The conclusion of Dalrymple is rather disturbing: “The 300-year-old question of how to cope with the power and perils of large multinational corporations remains today without a clear answer: it is not clear how a nation-state can adequately protect itself and its citizens from corporate excess…Corporate influence, with its fatal mix of power, money, and unaccountability, is particularly potent and dangerous in frail states where corporations are insufficiently or ineffectually regulated, and where the purchasing power of a large  company can outbid or overwhelm an underfunded government.” 

As Sikka (2008) corroborates about Britain as the sleaze capital of the Western world, “Corporate bribery and corruption destroy social fabric. Yet governments and regulators continue to see bribery and corruption through the prism of corporate interests and do little to inconvenience them. Perhaps, political parties do not wish to damage their chances of securing corporate donations, and regulators do not wish to damage their chances of securing future employment with the same companies.”

Contemporary crony capitalism is associated with labour repression. For example, an Argentine study has shown that the corporates benefitted from violence against labour union representatives by subsequently having less strikes and a higher market valuation. Which is also the reality in India and many other countries.

There are numerous articles and books on crony capitalism in different parts of the world. For the Indian context, read further, for example, the economist Bardhan (2023) and management professors Khatri and Ojha (2017).

References

Bardhan, Pranab (2023).
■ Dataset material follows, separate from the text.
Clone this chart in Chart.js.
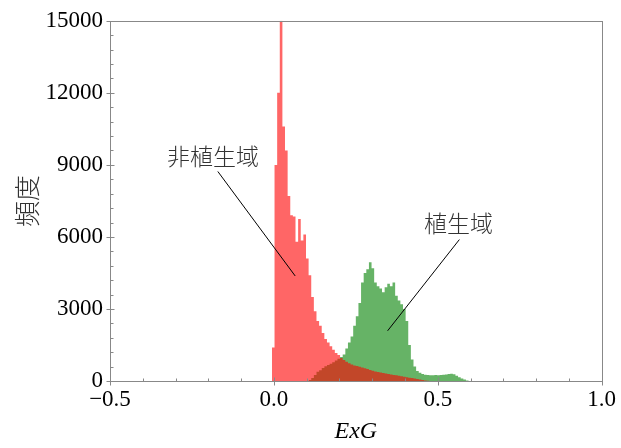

Unmasking India’s Crony Capitalist Oligarchy. Project Syndicate. February 13.

Dalrymple, William. 2015. The East India Company: The Original Corporate Raiders. The Guardian. March 4. 

https://www.researchgate.net/publication/314430789_Crony_Capitalism_and_the_Targeting_of_Violence_Labor_Repression_During_Argentina’s_Last_Dictatorship

Khatri, Naresh and Abhoy Ojha (eds.) (2017). Crony Capitalism in India. Palgrave Macmillan.

Sikka, Prem. 2008. The Capital of Corporate Corruption. The Guardian. June 27.